§ **PROVIDED ENTRIES**
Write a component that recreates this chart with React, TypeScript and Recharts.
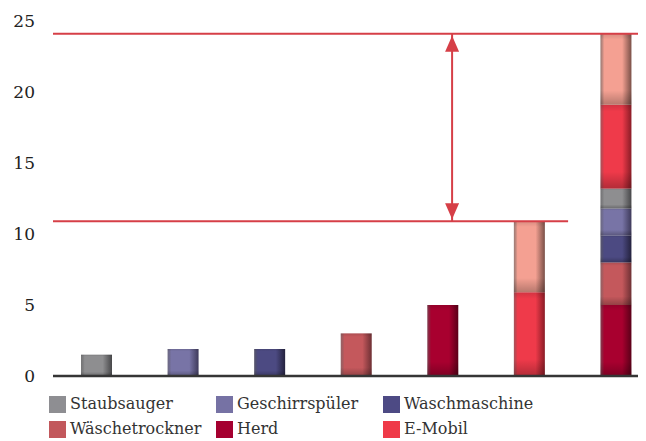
import { BarChart, Bar, XAxis, YAxis, ReferenceLine } from "recharts";

const categories = ["Staubsauger", "Geschirrspüler", "Waschmaschine", "Wäschetrockner", "Herd", "E-Mobil", "Summe"];

const staubsauger = [1.5, null, null, null, null, null, 1.4];
const geschirrspueler = [null, 1.9, null, null, null, null, 1.9];
const waschmaschine = [null, null, 1.9, null, null, null, 1.9];
const waeschetrockner = [null, null, null, 3, null, null, 3];
const herd = [null, null, null, null, 5, null, 5];
const eMobil = [null, null, null, null, null, 5.9, 5.9];
const zuwachs = [null, null, null, null, null, 5, 5];

const yTicks = [0, 5, 10, 15, 20, 25];

// levels of the two red markers and the arrow position (in category units)
const levelHigh = 24.1;
const levelLow = 10.9;
const lowLineEnd = 5.95;
const arrowAt = 4.61;

// stacking order bottom -> top
const series = [
  { key: "Herd", values: herd, color: "#a8002f", dark: "#5a0018" },
  { key: "Wäschetrockner", values: waeschetrockner, color: "#c4585c", dark: "#6e3034" },
  { key: "Waschmaschine", values: waschmaschine, color: "#4c4a82", dark: "#24223e" },
  { key: "Geschirrspüler", values: geschirrspueler, color: "#7874a6", dark: "#3e3a5a" },
  { key: "Staubsauger", values: staubsauger, color: "#8e8e90", dark: "#474749" },
  { key: "E-Mobil", values: eMobil, color: "#ef3a4a", dark: "#8a1c26" },
  { key: "Zuwachs", values: zuwachs, color: "#f4a092", dark: "#7a5048" },
];

const legendItems = [
  { name: "Staubsauger", color: "#8e8e92" },
  { name: "Geschirrspüler", color: "#7672a4" },
  { name: "Waschmaschine", color: "#4d4a84" },
  { name: "Wäschetrockner", color: "#c2585c" },
  { name: "Herd", color: "#a50030" },
  { name: "E-Mobil", color: "#ef3a48" },
];

const data = categories.map((name, i) => {
  const row: Record<string, any> = { name, pos: i + 0.5 };
  series.forEach((s) => {
    row[s.key] = s.values[i];
  });
  return row;
});

const red = "#d63f47";
const font = "DejaVu Serif";

const gid = (key: string) => "g" + key.replace(/[^a-zA-Z]/g, "");

const ShadedBar = (props: any) => {
  const { x, y, width, height, id } = props;
  if (!height || height <= 0) return null;
  return (
    <g>
      <rect x={x} y={y} width={width} height={height} fill={`url(#${id})`} />
      <rect x={x} y={y} width={width} height={height} fill="url(#vshade)" />
    </g>
  );
};

export default function App() {
  return (
    <div style={{ fontFamily: font }}>
      <div style={{ width: 638, overflow: "hidden" }}>
        <BarChart
          width={660}
          height={380}
          data={data}
          margin={{ top: 13, right: 9, left: 0, bottom: 10 }}
        >
          <defs>
            {series.map((s) => (
              <linearGradient key={s.key} id={gid(s.key)} x1="0" y1="0" x2="1" y2="0">
                <stop offset="0" stopColor={s.dark} stopOpacity={0.75} />
                <stop offset="0.12" stopColor={s.color} />
                <stop offset="0.7" stopColor={s.color} />
                <stop offset="1" stopColor={s.dark} />
              </linearGradient>
            ))}
            <linearGradient id="vshade" x1="0" y1="0" x2="0" y2="1">
              <stop offset="0" stopColor="#000" stopOpacity={0.12} />
              <stop offset="0.08" stopColor="#000" stopOpacity={0} />
              <stop offset="0.8" stopColor="#000" stopOpacity={0} />
              <stop offset="1" stopColor="#000" stopOpacity={0.25} />
            </linearGradient>
            <marker
              id="arrowHead"
              viewBox="0 0 16 14"
              refX={18}
              refY={7}
              markerWidth={16}
              markerHeight={14}
              markerUnits="userSpaceOnUse"
              orient="auto-start-reverse"
            >
              <path d="M0,0 L16,7 L0,14 z" fill={red} />
            </marker>
          </defs>
          <XAxis
            dataKey="name"
            tick={false}
            tickLine={false}
            axisLine={{ stroke: "#353535", strokeWidth: 2.5 }}
            height={2}
          />
          <XAxis
            xAxisId="n"
            dataKey="pos"
            type="number"
            domain={[0, 7]}
            allowDataOverflow
            hide
          />
          <YAxis
            domain={[0, 25]}
            ticks={yTicks}
            axisLine={false}
            tickLine={false}
            tickMargin={12}
            width={45}
            tick={{ fill: "#222", fontSize: 17, fontFamily: font }}
          />
          {series.map((s) => (
            <Bar
              key={s.key}
              dataKey={s.key}
              stackId="s"
              barSize={31}
              fill={s.color}
              isAnimationActive={false}
              shape={(p: any) => <ShadedBar {...p} id={gid(s.key)} />}
            />
          ))}
          <ReferenceLine y={levelHigh} stroke={red} strokeWidth={2} />
          <ReferenceLine
            xAxisId="n"
            segment={[
              { x: 0, y: levelLow },
              { x: lowLineEnd, y: levelLow },
            ]}
            stroke={red}
            strokeWidth={2}
          />
          <ReferenceLine
            xAxisId="n"
            segment={[
              { x: arrowAt, y: levelLow },
              { x: arrowAt, y: levelHigh },
            ]}
            shape={(p: any) => (
              <line
                x1={p.x1}
                y1={p.y1}
                x2={p.x2}
                y2={p.y2}
                stroke={red}
                strokeWidth={2}
                markerStart="url(#arrowHead)"
                markerEnd="url(#arrowHead)"
              />
            )}
          />
        </BarChart>
      </div>
      <div
        style={{
          display: "grid",
          gridTemplateColumns: "167px 167px 167px",
          rowGap: 7,
          marginLeft: 41,
          marginTop: 7,
        }}
      >
        {legendItems.map((it) => (
          <div key={it.name} style={{ display: "flex", alignItems: "center", height: 18 }}>
            <span
              style={{
                display: "inline-block",
                width: 17,
                height: 17,
                background: it.color,
                marginRight: 4,
              }}
            />
            <span style={{ fontSize: 16, color: "#333", lineHeight: "18px" }}>{it.name}</span>
          </div>
        ))}
      </div>
    </div>
  );
}
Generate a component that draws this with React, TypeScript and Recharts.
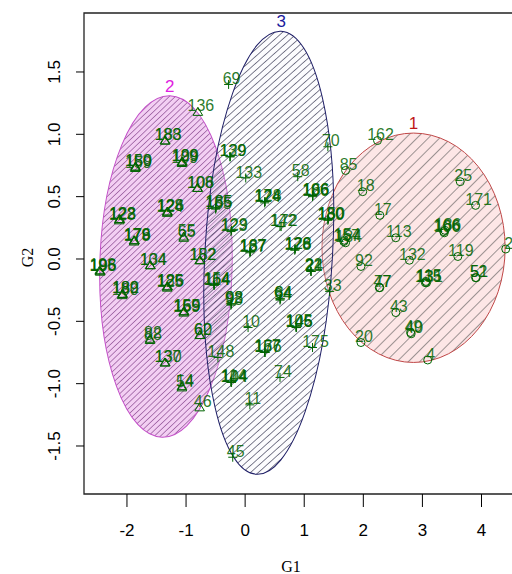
import React from "react";
import { ScatterChart, Scatter, XAxis, YAxis, ReferenceArea, Label } from "recharts";

// cluster 1 (circles, right ellipse)
const c1Labels = ["162", "85", "18", "25", "171", "17", "166", "186", "106", "113", "157", "184", "154", "2", "132", "119", "92", "135", "131", "115", "52", "51", "77", "47", "43", "49", "40", "20", "4"];
const c1X = [2.24, 1.7, 1.99, 3.64, 3.9, 2.28, 3.36, 3.38, 3.37, 2.55, 1.67, 1.7, 1.68, 4.41, 2.78, 3.6, 1.96, 3.05, 3.07, 3.06, 3.9, 3.91, 2.28, 2.27, 2.55, 2.8, 2.81, 1.96, 3.09];
const c1Y = [0.95, 0.71, 0.54, 0.62, 0.43, 0.35, 0.22, 0.23, 0.21, 0.17, 0.14, 0.13, 0.15, 0.08, -0.01, 0.02, -0.06, -0.19, -0.19, -0.18, -0.15, -0.15, -0.23, -0.23, -0.43, -0.59, -0.6, -0.67, -0.81];

// cluster 2 (triangles, left ellipse)
const c2Labels = ["136", "188", "183", "159", "189", "150", "109", "199", "129", "108", "106", "123", "128", "122", "124", "126", "128", "65", "55", "178", "176", "179", "195", "196", "198", "104", "134", "152", "182", "180", "182", "189", "125", "126", "185", "159", "169", "155", "62", "60", "88", "82", "137", "130", "54", "14", "46"];
const c2X = [-0.8, -1.36, -1.35, -1.86, -1.85, -1.86, -1.07, -1.06, -1.07, -0.81, -0.8, -2.13, -2.12, -2.13, -1.32, -1.31, -1.32, -1.04, -1.04, -1.88, -1.87, -1.88, -2.46, -2.45, -2.46, -1.61, -1.6, -0.77, -0.76, -2.08, -2.07, -2.08, -1.32, -1.31, -1.32, -1.04, -1.03, -1.04, -0.77, -0.76, -1.61, -1.61, -1.36, -1.35, -1.07, -1.07, -0.77];
const c2Y = [1.18, 0.95, 0.95, 0.73, 0.74, 0.74, 0.77, 0.78, 0.78, 0.57, 0.57, 0.31, 0.32, 0.32, 0.37, 0.38, 0.38, 0.17, 0.18, 0.14, 0.15, 0.15, -0.1, -0.1, -0.09, -0.05, -0.05, -0.01, -0.01, -0.29, -0.28, -0.28, -0.23, -0.22, -0.22, -0.43, -0.42, -0.42, -0.61, -0.61, -0.65, -0.64, -0.83, -0.83, -1.03, -1.02, -1.19];

// cluster 3 (plus signs, middle ellipse)
const c3Labels = ["69", "139", "129", "133", "58", "70", "124", "128", "174", "186", "166", "106", "142", "172", "123", "129", "130", "150", "180", "137", "187", "167", "178", "128", "126", "22", "24", "21", "33", "93", "98", "92", "94", "84", "64", "146", "145", "105", "10", "157", "176", "167", "175", "148", "144", "104", "114", "74", "11", "45", "164", "114", "154", "155", "185", "165"];
const c3X = [-0.28, -0.26, -0.25, 0.01, 0.89, 1.4, 0.33, 0.34, 0.33, 1.14, 1.15, 1.14, 0.59, 0.61, -0.24, -0.23, 1.4, 1.41, 1.4, 0.08, 0.09, 0.08, 0.84, 0.85, 0.84, 1.11, 1.12, 1.11, 1.43, -0.24, -0.23, -0.24, 0.59, 0.6, 0.59, 0.86, 0.87, 0.86, 0.05, 0.33, 0.34, 0.33, 1.14, -0.46, -0.24, -0.23, -0.24, 0.59, 0.08, -0.21, -0.53, -0.52, -0.53, -0.5, -0.49, -0.5];
const c3Y = [1.4, 0.82, 0.82, 0.65, 0.66, 0.9, 0.45, 0.46, 0.46, 0.5, 0.51, 0.51, 0.26, 0.26, 0.22, 0.23, 0.31, 0.32, 0.32, 0.05, 0.06, 0.06, 0.07, 0.08, 0.08, -0.09, -0.1, -0.1, -0.26, -0.37, -0.36, -0.36, -0.33, -0.32, -0.32, -0.55, -0.55, -0.54, -0.55, -0.75, -0.75, -0.74, -0.71, -0.79, -0.99, -0.99, -0.98, -0.95, -1.17, -1.59, -0.21, -0.21, -0.2, 0.4, 0.41, 0.41];

// cluster ellipses: center and half-axes in data units
const clusterIds = ["1", "2", "3"];
const ellipseCx = [2.85, -1.34, 0.4];
const ellipseCy = [0.09, -0.06, 0.05];
const ellipseRx = [1.55, 1.12, 1.08];
const ellipseRy = [0.92, 1.37, 1.78];

const xTicks = [-2, -1, 0, 1, 2, 3, 4];
const yTicks = [-1.5, -1, -0.5, 0, 0.5, 1, 1.5];
const xDomain = [-2.727, 4.55];
const yDomain = [-1.885, 1.973];

const ellipseTilt = [0, 1.3, 3.2];
const ellipseFill = ["#fde6e6", "#f3cff3", "#f4f5fb"];
const ellipseFillOpacity = [1, 1, 0.25];
const hatchColor = ["#4a4a4a", "#76307e", "#1c1c3a"];
const hatchGap = [8, 4.2, 5.2];
const borderColor = ["#c04848", "#c34fc8", "#1e1e66"];
const labelColor = ["#c01818", "#e020e0", "#1a1a9c"];

const green = "#006400";
const sans = "'Liberation Sans', Arial, sans-serif";
const serif = "'Liberation Serif', 'Times New Roman', serif";

const toPoints = (labels: string[], xs: number[], ys: number[]) =>
  labels.map((label, i) => ({ label, x: xs[i], y: ys[i] }));

const cluster1 = toPoints(c1Labels, c1X, c1Y);
const cluster2 = toPoints(c2Labels, c2X, c2Y);
const cluster3 = toPoints(c3Labels, c3X, c3Y);

const pointShape = (kind: "circle" | "triangle" | "plus") => (p: any) => {
  const { cx, cy, payload } = p;
  let mark;
  if (kind === "circle") {
    mark = <circle cx={cx} cy={cy} r={4} fill="none" stroke={green} strokeWidth={1} />;
  } else if (kind === "triangle") {
    mark = (
      <path
        d={`M${cx},${cy - 4.5}L${cx + 4.8},${cy + 3.5}L${cx - 4.8},${cy + 3.5}Z`}
        fill="none"
        stroke={green}
        strokeWidth={1}
      />
    );
  } else {
    mark = <path d={`M${cx - 4.5},${cy}h9M${cx},${cy - 4.5}v9`} stroke={green} strokeWidth={1} />;
  }
  return (
    <g>
      {mark}
      <text
        x={cx + 3}
        y={cy - 6}
        dy="0.35em"
        textAnchor="middle"
        fontSize={16}
        fontFamily={sans}
        fill={green}
        fillOpacity={0.85}
      >
        {payload.label}
      </text>
    </g>
  );
};

const ellipseShape = (i: number) => (p: any) => {
  const { x, y, width, height } = p;
  const cx = x + width / 2;
  const cy = y + height / 2;
  const rx = Math.abs(width) / 2;
  const ry = Math.abs(height) / 2;
  const rad = (ellipseTilt[i] * Math.PI) / 180;
  const tx = cx + ry * Math.sin(rad);
  const ty = cy - ry * Math.cos(rad);
  const rot = `rotate(${ellipseTilt[i]} ${cx} ${cy})`;
  return (
    <g>
      <ellipse cx={cx} cy={cy} rx={rx} ry={ry} transform={rot} fill={ellipseFill[i]} fillOpacity={ellipseFillOpacity[i]} />
      <ellipse
        cx={cx}
        cy={cy}
        rx={rx}
        ry={ry}
        transform={rot}
        fill={`url(#hatch${i})`}
        stroke={borderColor[i]}
        strokeWidth={1}
      />
      <text x={tx} y={ty - 4} textAnchor="middle" fontSize={17} fontFamily={sans} fill={labelColor[i]}>
        {clusterIds[i]}
      </text>
    </g>
  );
};

const renderG1 = (props: any) => {
  const vb = props.viewBox ?? { x: 84, y: 494 };
  return (
    <text x={vb.x + 207} y={vb.y + 78} textAnchor="middle" fontSize={16} fontFamily={serif} fill="#000">
      G1
    </text>
  );
};

const renderG2 = (props: any) => {
  const vb = props.viewBox ?? { x: 4, y: 13, height: 481 };
  const x = vb.x + 23;
  const y = vb.y + vb.height / 2 + 4;
  return (
    <text x={x} y={y} dy="0.35em" transform={`rotate(-90 ${x} ${y})`} textAnchor="middle" fontSize={16} fontFamily={serif} fill="#000">
      G2
    </text>
  );
};

const YTick = (props: any) => {
  const { x, y, payload } = props;
  return (
    <text x={x} y={y} dy="0.35em" transform={`rotate(-90 ${x} ${y})`} textAnchor="middle" fontSize={17} fontFamily={sans} fill="#000">
      {Number(payload.value).toFixed(1)}
    </text>
  );
};

export default function App() {
  return (
    <div style={{ position: "absolute", left: 0, top: 0, width: 512, height: 574, overflow: "hidden", background: "#fff" }}>
      <ScatterChart width={530} height={574} margin={{ top: 13, right: 16, bottom: 40, left: 4 }}>
        <defs>
          {clusterIds.map((id, i) => (
            <pattern
              key={id}
              id={`hatch${i}`}
              patternUnits="userSpaceOnUse"
              width={hatchGap[i]}
              height={hatchGap[i]}
              patternTransform="rotate(45)"
            >
              <line x1={0} y1={0} x2={0} y2={hatchGap[i]} stroke={hatchColor[i]} strokeWidth={1.1} />
            </pattern>
          ))}
        </defs>
        <XAxis
          type="number"
          dataKey="x"
          domain={xDomain}
          allowDataOverflow
          ticks={xTicks}
          interval={0}
          height={40}
          axisLine={false}
          tickLine={{ stroke: "#000" }}
          tickSize={13}
          tickMargin={17}
          tick={{ fill: "#000", fontSize: 17, fontFamily: sans }}
        >
          <Label content={renderG1} />
        </XAxis>
        <YAxis
          type="number"
          dataKey="y"
          domain={yDomain}
          allowDataOverflow
          ticks={yTicks}
          interval={0}
          width={80}
          axisLine={false}
          tickLine={{ stroke: "#000" }}
          tickSize={8}
          tickMargin={22}
          tick={<YTick />}
        >
          <Label content={renderG2} />
        </YAxis>
        {clusterIds.map((id, i) => (
          <ReferenceArea
            key={id}
            x1={ellipseCx[i] - ellipseRx[i]}
            x2={ellipseCx[i] + ellipseRx[i]}
            y1={ellipseCy[i] - ellipseRy[i]}
            y2={ellipseCy[i] + ellipseRy[i]}
            ifOverflow="visible"
            shape={ellipseShape(i)}
          />
        ))}
        <ReferenceArea
          x1={xDomain[0]}
          x2={xDomain[1]}
          y1={yDomain[0]}
          y2={yDomain[1]}
          ifOverflow="visible"
          fill="none"
          stroke="#222"
          strokeWidth={1.3}
        />
        <Scatter data={cluster1} shape={pointShape("circle")} isAnimationActive={false} />
        <Scatter data={cluster2} shape={pointShape("triangle")} isAnimationActive={false} />
        <Scatter data={cluster3} shape={pointShape("plus")} isAnimationActive={false} />
      </ScatterChart>
    </div>
  );
}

§ **WHAT THE TASK REQUIRES**
Everything from the first line of the records through the line containing "const arrowAt = 4.61;" should be reproduced exactly, apart from the pictures.

§ **WRITTEN ANSWER**
Write a component that recreates this chart with React, TypeScript and Recharts.
import { BarChart, Bar, XAxis, YAxis, ReferenceLine } from "recharts";

const categories = ["Staubsauger", "Geschirrspüler", "Waschmaschine", "Wäschetrockner", "Herd", "E-Mobil", "Summe"];

const staubsauger = [1.5, null, null, null, null, null, 1.4];
const geschirrspueler = [null, 1.9, null, null, null, null, 1.9];
const waschmaschine = [null, null, 1.9, null, null, null, 1.9];
const waeschetrockner = [null, null, null, 3, null, null, 3];
const herd = [null, null, null, null, 5, null, 5];
const eMobil = [null, null, null, null, null, 5.9, 5.9];
const zuwachs = [null, null, null, null, null, 5, 5];

const yTicks = [0, 5, 10, 15, 20, 25];

// levels of the two red markers and the arrow position (in category units)
const levelHigh = 24.1;
const levelLow = 10.9;
const lowLineEnd = 5.95;
const arrowAt = 4.61;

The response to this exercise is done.